Mengubah Beras Menjadi Plastik Rendah Karbon

rangka media – VOA – Sejumlah petani di Jepang berpartisipasi dalam upaya mengubah beras yang tidak dapat dikonsumsi menjadi plastik rendah karbon.

Jinichi Abe menyaksikan sawahnya kembali produktif untuk pertama kalinya sejak 2011 ketika bencana Fukushima membuat kotanya, Namie, terpapar radiasi.

Petani berusia 85 tahun itu justru merasa miris karena tahu persis beras hasil pertaniannya tidak untuk dikonsumsi. Namun, dia juga tidak patah semangat, karena tidak akan kehilangan pembeli.

Sebuah perusahaan telah mengkonfirmasi akan membeli berasnya dan kemudian mengubahnya menjadi plastik rendah karbon.

Abe sendiri sangat antusias dengan proyek baru ini. “Saya ingin melakukan bagian saya melawan sampah plastik. Alasan lainnya adalah untuk rekonstruksi Namie. Saya ingin menjadi orang yang berguna, jadi saya berkonsultasi dengan semua orang dan memutuskan untuk bekerja dengan Biomassa.”

Biomassa yang dimaksud Abe adalah Biomass Resin, sebuah perusahaan yang berbasis di Tokyo. Biomass membuka pabrik di Namie yang fungsinya menggabungkan beras dengan potongan-potongan kecil plastik untuk menghasilkan pelet plastik rendah karbon.

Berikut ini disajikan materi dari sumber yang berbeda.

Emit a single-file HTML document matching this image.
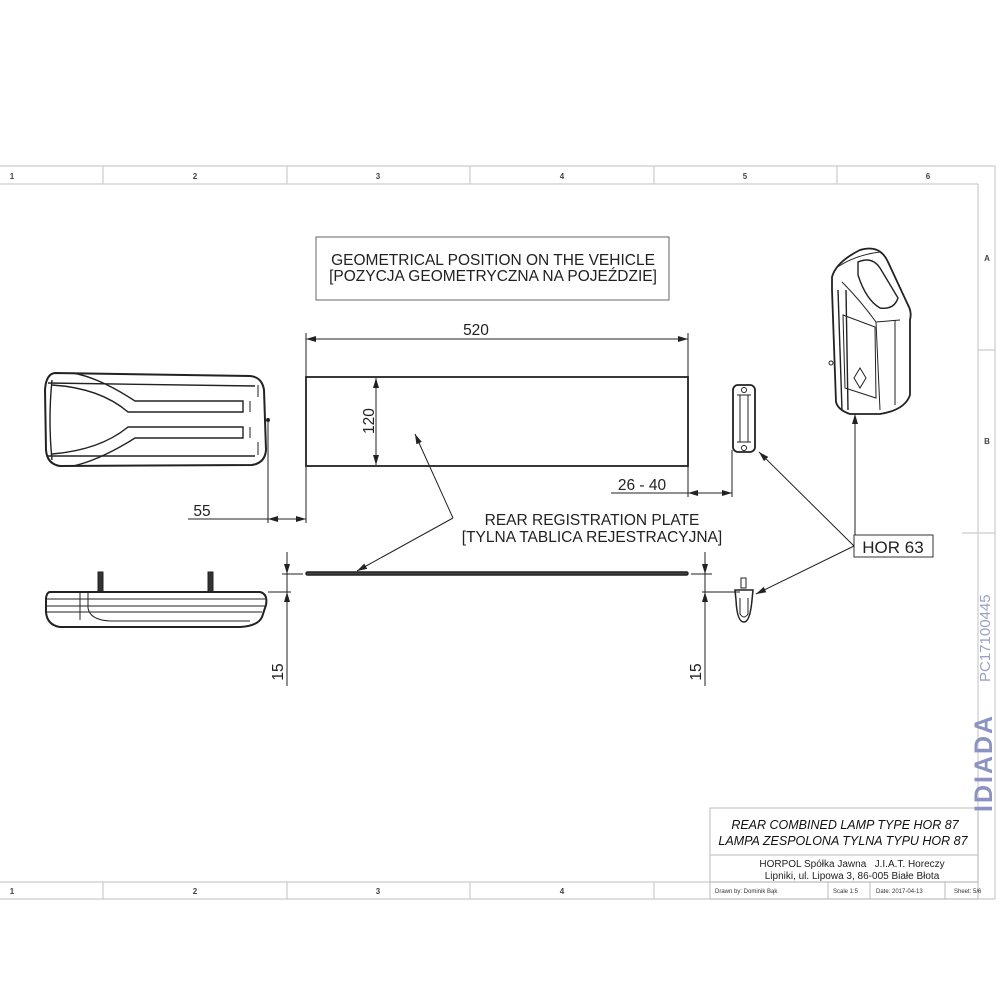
<!DOCTYPE html>
<html><head><meta charset="utf-8"><style>
html,body{margin:0;padding:0;background:#fff}
svg{display:block}
text{font-family:"Liberation Sans",sans-serif}
</style></head><body>
<svg width="1000" height="1000" viewBox="0 0 1000 1000" xmlns="http://www.w3.org/2000/svg">
<defs>
<marker id="a" viewBox="0 0 10 6" refX="10" refY="3" markerWidth="10" markerHeight="6" orient="auto-start-reverse" markerUnits="userSpaceOnUse"><path d="M0,0 L10,3 L0,6 z" fill="#222"/></marker>
</defs>
<g stroke="#ccc" stroke-width="1.2" fill="none">
<line x1="0" y1="166" x2="995" y2="166"/>
<line x1="0" y1="184" x2="978" y2="184"/>
<line x1="995" y1="166" x2="995" y2="899"/>
<line x1="978" y1="184" x2="978" y2="882"/>
<line x1="0" y1="882" x2="978" y2="882"/>
<line x1="0" y1="899" x2="995" y2="899"/>
<line x1="103" y1="166" x2="103" y2="184"/><line x1="287" y1="166" x2="287" y2="184"/><line x1="470" y1="166" x2="470" y2="184"/><line x1="654" y1="166" x2="654" y2="184"/><line x1="837" y1="166" x2="837" y2="184"/>
<line x1="103" y1="882" x2="103" y2="899"/><line x1="287" y1="882" x2="287" y2="899"/><line x1="470" y1="882" x2="470" y2="899"/><line x1="654" y1="882" x2="654" y2="899"/>
<line x1="978" y1="350" x2="995" y2="350"/><line x1="962" y1="533" x2="995" y2="533"/>
</g>
<g font-size="8" fill="#444" text-anchor="middle" font-weight="bold">
<text x="12" y="179">1</text><text x="195" y="179">2</text><text x="378" y="179">3</text><text x="562" y="179">4</text><text x="745" y="179">5</text><text x="928" y="179">6</text>
<text x="12" y="894">1</text><text x="195" y="894">2</text><text x="378" y="894">3</text><text x="562" y="894">4</text>
<text x="987" y="261">A</text><text x="987" y="444">B</text>
</g>
<g stroke="#bbb" stroke-width="1" fill="none">
<rect x="710" y="808" width="268" height="91"/>
<line x1="710" y1="855" x2="978" y2="855"/>
<line x1="710" y1="882" x2="978" y2="882"/>
<line x1="828" y1="882" x2="828" y2="899"/><line x1="870" y1="882" x2="870" y2="899"/><line x1="945" y1="882" x2="945" y2="899"/>
</g>
<g font-style="italic" font-size="12.5" fill="#111" text-anchor="middle">
<text x="845" y="829">REAR COMBINED LAMP TYPE HOR 87</text>
<text x="843" y="845">LAMPA ZESPOLONA TYLNA TYPU HOR 87</text>
</g>
<g font-size="10" fill="#222" text-anchor="middle">
<text x="852" y="867">HORPOL Spółka Jawna &#160; J.I.A.T. Horeczy</text>
<text x="852" y="879">Lipniki, ul. Lipowa 3, 86-005 Białe Błota</text>
</g>
<g font-size="6" fill="#333">
<text x="715" y="893">Drawn by:  Dominik Bąk</text>
<text x="833" y="893">Scale  1:5</text>
<text x="876" y="893">Date: 2017-04-13</text>
<text x="954" y="893">Sheet: 5/6</text>
</g>
<text transform="translate(990,682) rotate(-90)" font-size="15" fill="#9aa0c8">PC17100445</text>
<text transform="translate(992,812) rotate(-90)" font-size="25" font-weight="bold" fill="#8c92c2" letter-spacing="2">IDIADA</text>

<rect x="316" y="237" width="353" height="63" fill="none" stroke="#666" stroke-width="1"/>
<g font-size="15.5" fill="#222" text-anchor="middle">
<text x="493" y="265">GEOMETRICAL POSITION ON THE VEHICLE</text>
<text x="493" y="281">[POZYCJA GEOMETRYCZNA NA POJEŹDZIE]</text>
<text x="476" y="335">520</text>
<text x="592" y="525">REAR REGISTRATION PLATE</text>
<text x="592" y="542">[TYLNA TABLICA REJESTRACYJNA]</text>
<text x="202" y="516">55</text>
<text x="642" y="490">26 - 40</text>
<text transform="translate(374,421) rotate(-90)" text-anchor="middle">120</text>
<text transform="translate(283,672) rotate(-90)" text-anchor="middle">15</text>
<text transform="translate(701,672) rotate(-90)" text-anchor="middle">15</text>
<text x="893" y="553" font-size="17">HOR 63</text>
</g>
<rect x="854" y="535" width="79" height="22" fill="none" stroke="#333" stroke-width="1"/>

<g stroke="#222" stroke-width="1" fill="none">
<rect x="306" y="377" width="382" height="89" stroke-width="1.8"/>
<line x1="306" y1="333" x2="306" y2="377"/><line x1="688" y1="333" x2="688" y2="377"/>
<line x1="306" y1="339" x2="688" y2="339" marker-start="url(#a)" marker-end="url(#a)"/>
<line x1="376" y1="378" x2="376" y2="465" marker-start="url(#a)" marker-end="url(#a)"/>
<rect x="306" y="572" width="382" height="3" rx="1.5" stroke-width="1.5" fill="#444"/>
<line x1="453" y1="518" x2="415" y2="434" marker-end="url(#a)"/>
<line x1="453" y1="518" x2="357" y2="571" marker-end="url(#a)"/>
<line x1="268" y1="418" x2="268" y2="523"/><line x1="306" y1="466" x2="306" y2="523"/>
<line x1="188" y1="519" x2="268" y2="519"/>
<line x1="268" y1="519" x2="306" y2="519" marker-start="url(#a)" marker-end="url(#a)"/>
<line x1="688" y1="466" x2="688" y2="497"/><line x1="732" y1="450" x2="732" y2="497"/>
<line x1="611" y1="493" x2="688" y2="493"/>
<line x1="688" y1="493" x2="732" y2="493" marker-start="url(#a)" marker-end="url(#a)"/>
<line x1="287" y1="552" x2="287" y2="686"/>
<line x1="282" y1="574" x2="303" y2="574"/><line x1="268" y1="592" x2="291" y2="592"/>
<line x1="287" y1="555" x2="287" y2="574" marker-end="url(#a)"/>
<line x1="287" y1="612" x2="287" y2="592" marker-end="url(#a)"/>
<line x1="705" y1="552" x2="705" y2="686"/>
<line x1="691" y1="574" x2="712" y2="574"/><line x1="702" y1="592" x2="740" y2="592"/>
<line x1="705" y1="555" x2="705" y2="574" marker-end="url(#a)"/>
<line x1="705" y1="612" x2="705" y2="592" marker-end="url(#a)"/>
<line x1="854" y1="546" x2="759" y2="452" marker-end="url(#a)"/>
<line x1="854" y1="546" x2="756" y2="594" marker-end="url(#a)"/>
<line x1="855" y1="535" x2="855" y2="414" marker-end="url(#a)"/>

<g stroke-width="2">
<path d="M55,373 L250,376 Q262,377 264,390 L266,450 Q265,463 252,465 L60,466 Q47,464 46,450 L45,390 Q46,374 55,373 Z"/>
</g>
<g stroke-width="1.4">
<path d="M48,383 L255,386 M48,456 L255,456 M52,380 Q48,420 52,460"/>
<path d="M73,373 Q100,378 135,401 L243,401 L243,412 L128,412 Q100,388 52,385"/>
<path d="M73,466 Q100,460 135,438 L243,438 L243,427 L128,427 Q100,450 52,454"/>
</g>
<line x1="250" y1="401" x2="250" y2="412"/><line x1="250" y1="427" x2="250" y2="438"/>
<path d="M258,385 L258,397 M258,442 L258,455"/>
<circle cx="268" cy="420" r="1.5" fill="#222"/>
<rect x="98" y="572" width="5" height="20" fill="#333"/>
<rect x="208" y="572" width="5" height="20" fill="#333"/>
<path d="M50,592 L260,592 Q268,594 266,605 L262,617 Q258,626 240,627 L60,627 Q47,625 46,612 L46,598 Q47,592 50,592 Z" stroke-width="2"/>
<path d="M47,599 L265,599 M47,606 L265,606 M47,612 L262,612 M80,592 L80,620 M88,592 L88,608 Q90,620 110,621 L250,621"/>

<rect x="733" y="385" width="22" height="67" rx="5" stroke-width="1.8"/>
<path d="M737,395 L751,395 M737,442 L751,442 M740,395 L740,442 M748,395 L748,442"/>
<circle cx="744" cy="390" r="2.5"/><circle cx="744" cy="448" r="2.5"/>
<rect x="741" y="578" width="5" height="10"/>
<path d="M735,590 L753,590 L752,600 Q750,622 744,622 Q737,622 736,600 Z" stroke-width="1.5"/>
<path d="M740,598 L740,614 Q744,620 748,614 L748,598"/>

<g stroke-width="1.8">
<path d="M832,277 Q836,262 860,250 Q880,244 888,262 L908,305 Q912,312 910,320 L910,395 Q905,410 880,414 L850,414 Q838,410 836,402 L832,290 Z"/>
</g>
<path d="M838,290 L842,410 M846,290 L848,410 M858,262 Q872,256 880,268 L898,298 Q894,310 880,308 Q866,300 858,275 Z" stroke-width="1.4"/>
<path d="M842,282 Q860,300 876,322 L900,320 M876,322 L880,410 M895,320 L895,405 M836,268 Q855,255 880,252"/>
<path d="M843,315 L875,327 L876,398 L845,388 Z"/>
<path d="M860,368 L866,378 L860,388 L854,378 Z"/>
<circle cx="831" cy="363" r="2"/>
</g>
</svg>
</body></html>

Beras yang dipadukan dengan butiran plastik kecil dan dipanaskan serta diremas, diekstrusi dalam batang tipis panjang sebelum dipotong menjadi butiran plastik kecil berwarna cokelat di lini pabrik Fukushima Biomass Resins di Namie, Jepang, 28 Februari 2023. (REUTERS/Kim Kyung-Hoon)

Pelet, baik yang komposisinya 50 persen atau 70 persen beras, kemudian dikirim ke perusahaan yang memproduksi barang plastik di berbagai wilayah Jepang.

Takemitsu Imazu, Direktur Utama Resin Biomassa, menjelaskan apa saja yang diproduksi di pabrik di Namie.

“Ini adalah resin berbasis minyak bumi yang ditemukan dalam bahan plastik. Dan ini beras. Jadi, resin berbahan dasar minyak ini dicampur dengan beras untuk membuat pelet yang disebut resin beras di pabrik kami.” dia menjelaskan.

Namie masih berjuang untuk pulih dari bencana tahun 2011, saat tsunami memicu kehancuran di pembangkit listrik tenaga nuklir Fukushima Daiichi. Sebagian kota terletak hanya empat kilometer dari pabrik, dan sekitar 80 persen tanah kota saat ini dianggap berbahaya. Saat ini, kurang dari 2.000 orang tinggal di kota dibandingkan dengan 21.000 sebelum bencana.

Takemitsu Imazu, Presiden Fukushima Biomass Resins menunjukkan pelet plastik biasa, beras dan pelet coklat yang terbuat dari beras, saat wawancara dengan Reuters di pabriknya di Namie, Jepang, 28 Februari 2023. (REUTERS/Kim Kyung-Hoon)
Takemitsu Imazu, Presiden Fukushima Biomass Resins menunjukkan pelet plastik biasa, beras dan pelet coklat yang terbuat dari beras, saat wawancara dengan Reuters di pabriknya di Namie, Jepang, 28 Februari 2023. (REUTERS/Kim Kyung-Hoon)

Namun, keadaan berubah sejak November 2022, sejak pabrik Biomass Resin dan beberapa perusahaan lainnya beroperasi di sana.

Namie sendiri, khususnya dari sawah Abe, memasok 55 ton dari 1.700 ton beras yang dibutuhkan Biomass untuk proses produksi. Sisanya sebagian besar berasal dari daerah lain di Fukushima.

Meskipun plastik tidak dapat terurai secara alami, apa yang dilakukan Biomassa memberikan kontribusi positif bagi lingkungan. Menggunakan beras berarti lebih sedikit produk minyak bumi, dan menanam lebih banyak beras mengurangi keseluruhan karbon dioksida di atmosfer.